Start with a mini-lesson that contrasts syntax errors with runtime OOP bugs, using a deliberately broken inheritance chain as the example. Avoid live-coding; instead, show the trace step-by-step so students see how object states change across method calls. Research shows pairing novices with more experienced debuggers accelerates skill transfer, so rotate partners often.

Students will confidently reproduce bugs, trace object states across class boundaries, and apply debugger tools without being prompted. They should explain their fix in terms of object lifecycles and inheritance flows rather than just ‘the code was wrong.’


Watch Out for These Misconceptions

  • During Pair Debug: Bug Exchange, watch for students who immediately edit the code without reproducing the error or using the debugger to isolate the null pointer.

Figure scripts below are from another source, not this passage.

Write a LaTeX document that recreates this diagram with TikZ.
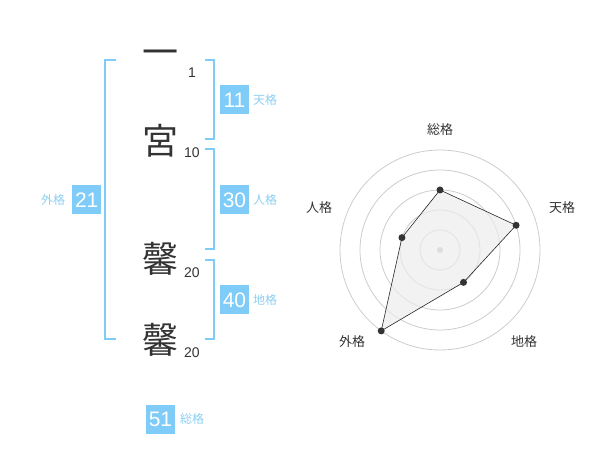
\documentclass[tikz,border=0pt]{standalone}
\usepackage{fontspec}
\setmainfont{Liberation Sans}
\newfontfamily\jp{Noto Sans CJK JP}
\definecolor{br}{HTML}{80CCF8}
\definecolor{bx}{HTML}{80CCF8}
\definecolor{lb}{HTML}{8CCFF2}
\definecolor{tx}{HTML}{333333}
\definecolor{ring}{HTML}{CCCCCC}
\begin{document}
\begin{tikzpicture}[x=1pt,y=1pt,
  kanji/.style={font=\jp\fontsize{36}{36}\selectfont, text=tx, inner sep=0},
  num/.style={font=\fontsize{14}{14}\selectfont, text=tx, inner sep=0},
  numbox/.style={fill=bx, text=white, minimum width=29, minimum height=29, inner sep=0, font=\fontsize{21}{21}\selectfont},
  lab/.style={font=\jp\fontsize{12}{12}\selectfont, text=lb, inner sep=0},
  brk/.style={draw=br, line width=2},
  rlab/.style={font=\jp\fontsize{13}{13}\selectfont, text=tx, inner sep=0},
  dot/.style={circle, fill=tx, minimum size=7, inner sep=0}]
\useasboundingbox (0,0) rectangle (600,-470);
% kanji
\node[kanji] (k1) at (160,-58) {一};
\node[kanji] (k2) at (160,-141) {宮};
\node[kanji] (k3) at (160,-259) {馨};
\node[kanji] (k4) at (160,-340) {馨};
\node[num] (n1) at (192,-73) {1};
\node[num] (n2) at (192,-153) {10};
\node[num] (n3) at (192,-273) {20};
\node[num] (n4) at (192,-353) {20};
% brackets
\draw[brk] (116,-60) -- (105,-60) -- (105,-339) -- (116,-339);
\draw[brk] (205,-60) -- (214,-60) -- (214,-139) -- (205,-139);
\draw[brk] (205,-149) -- (214,-149) -- (214,-249) -- (205,-249);
\draw[brk] (205,-260) -- (214,-260) -- (214,-339) -- (205,-339);
% boxes
\node[numbox] (b11) at (234.5,-100) {11};
\node[lab, anchor=west] (l11) at (253,-100) {天格};
\node[numbox] (b30) at (234.5,-200) {30};
\node[lab, anchor=west] (l30) at (253,-200) {人格};
\node[numbox] (b40) at (234.5,-300) {40};
\node[lab, anchor=west] (l40) at (253,-300) {地格};
\node[numbox] (b21) at (86.7,-200) {21};
\node[lab] (l21) at (53,-200) {外格};
\node[numbox] (b51) at (160.5,-419) {51};
\node[lab] (l51) at (192,-419) {総格};
% radar
\begin{scope}[shift={(440,-250)}]
  \foreach \r in {20,40,60,80,100} \draw[ring, line width=0.8] (0,0) circle (\r);
  \fill[ring!90!black] (0,0) circle (3);
  \coordinate (pS) at (90:60);
  \coordinate (pT) at (18:80);
  \coordinate (pC) at (-54:40);
  \coordinate (pG) at (-126:100);
  \coordinate (pJ) at (162:40);
  \filldraw[fill=gray!15, fill opacity=0.7, draw=black!85, line width=0.6] (pS) -- (pT) -- (pC) -- (pG) -- (pJ) -- cycle;
  \foreach \p in {pS,pT,pC,pG,pJ} \node[dot] at (\p) {};
  \node[rlab] (rS) at (0,120) {総格};
  \node[rlab] (rT) at (122,42) {天格};
  \node[rlab] (rJ) at (-121,42) {人格};
  \node[rlab] (rG) at (-88,-92) {外格};
  \node[rlab] (rC) at (84,-92) {地格};
\end{scope}
\end{tikzpicture}
\end{document}
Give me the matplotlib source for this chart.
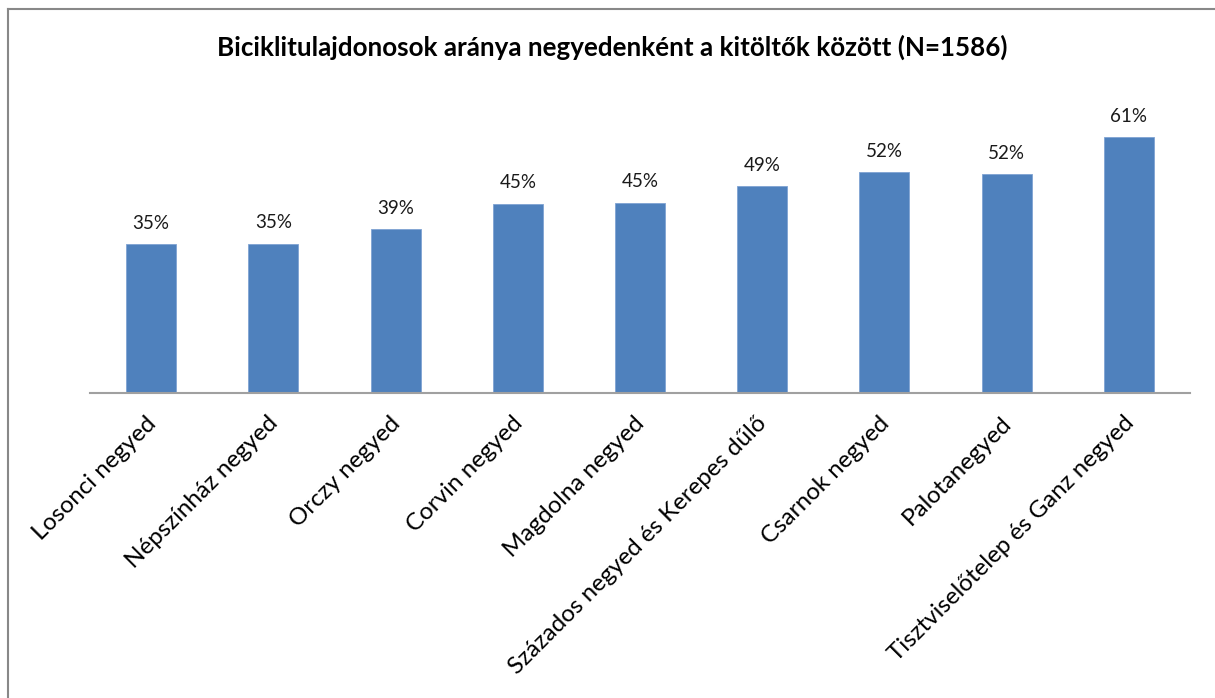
import matplotlib.pyplot as plt
from matplotlib.lines import Line2D
from matplotlib.transforms import ScaledTranslation

# =========================
# DATA
# =========================
categories = [
    "Losonci negyed",
    "Népszínház negyed",
    "Orczy negyed",
    "Corvin negyed",
    "Magdolna negyed",
    "Százados negyed és Kerepes dűlő",
    "Csarnok negyed",
    "Palotanegyed",
    "Tisztviselőtelep és Ganz negyed",
]
shares = [0.353, 0.354, 0.388, 0.449, 0.452, 0.491, 0.524, 0.519, 0.607]
value_labels = ["35%", "35%", "39%", "45%", "45%", "49%", "52%", "52%", "61%"]
title = "Biciklitulajdonosok aránya negyedenként a kitöltők között (N=1586)"

BAR_COLOR = "#4F81BD"
FONT = ["Lato", "DejaVu Sans"]

# =========================
# FIGURE
# =========================
W, H = 1215, 698
fig = plt.figure(figsize=(W / 100, H / 100), dpi=100)
ax = fig.add_axes([90 / W, 1 - 393 / H, 1100 / W, 295 / H])

x = range(len(categories))
ax.bar(x, shares, width=0.41, color=BAR_COLOR, edgecolor="#7FA3D3", linewidth=0.6, zorder=2)

for xi, v, lab in zip(x, shares, value_labels):
    ax.annotate(lab, (xi, v), xytext=(0, 9), textcoords="offset points",
                ha="center", va="bottom", fontsize=13.5, family=FONT, color="#1a1a1a")

ax.set_xlim(-0.5, len(categories) - 0.5)
ax.set_ylim(0, 0.7)
ax.set_yticks([])
for side in ["top", "right", "left"]:
    ax.spines[side].set_visible(False)
ax.spines["bottom"].set_color("#A0A0A0")
ax.spines["bottom"].set_linewidth(1.5)

ax.set_xticks(list(x))
ax.set_xticklabels(categories, rotation=45, ha="right", va="top",
                   rotation_mode="anchor", fontsize=17.4, family=FONT)
ax.tick_params(axis="x", length=0, pad=14)
shift = ScaledTranslation(-6 / 100, 0, fig.dpi_scale_trans)
for lbl in ax.get_xticklabels():
    lbl.set_transform(lbl.get_transform() + shift)

fig.text(612 / W, 1 - 47 / H, title, ha="center", va="center",
         fontsize=18.7, fontweight="bold", family=FONT)

# chart frame (only top and left edges visible)
fig.add_artist(Line2D([8 / W, 1], [1 - 9 / H, 1 - 9 / H], color="#888888", linewidth=1.5,
                      transform=fig.transFigure))
fig.add_artist(Line2D([8 / W, 8 / W], [0, 1 - 9 / H], color="#888888", linewidth=1.5,
                      transform=fig.transFigure))

fig.savefig("out.png", dpi=100, facecolor="white")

    Pause the pair and ask them to set a breakpoint at the suspected line, step through until the object reference shows as null, then explain why that state occurred before they change anything.

  • During Error Type Rotations, watch for groups that use print statements to debug inheritance or polymorphism issues.

    Redirect them to the object inspector to view the actual class hierarchy at runtime, then have them compare the printed output to the live object graph.

  • During Live Trace Challenge, watch for students who assume a bug is confined to one class without tracing object references.

    Ask the class to vote on the next breakpoint location, forcing them to consider how objects flow between classes before resuming execution.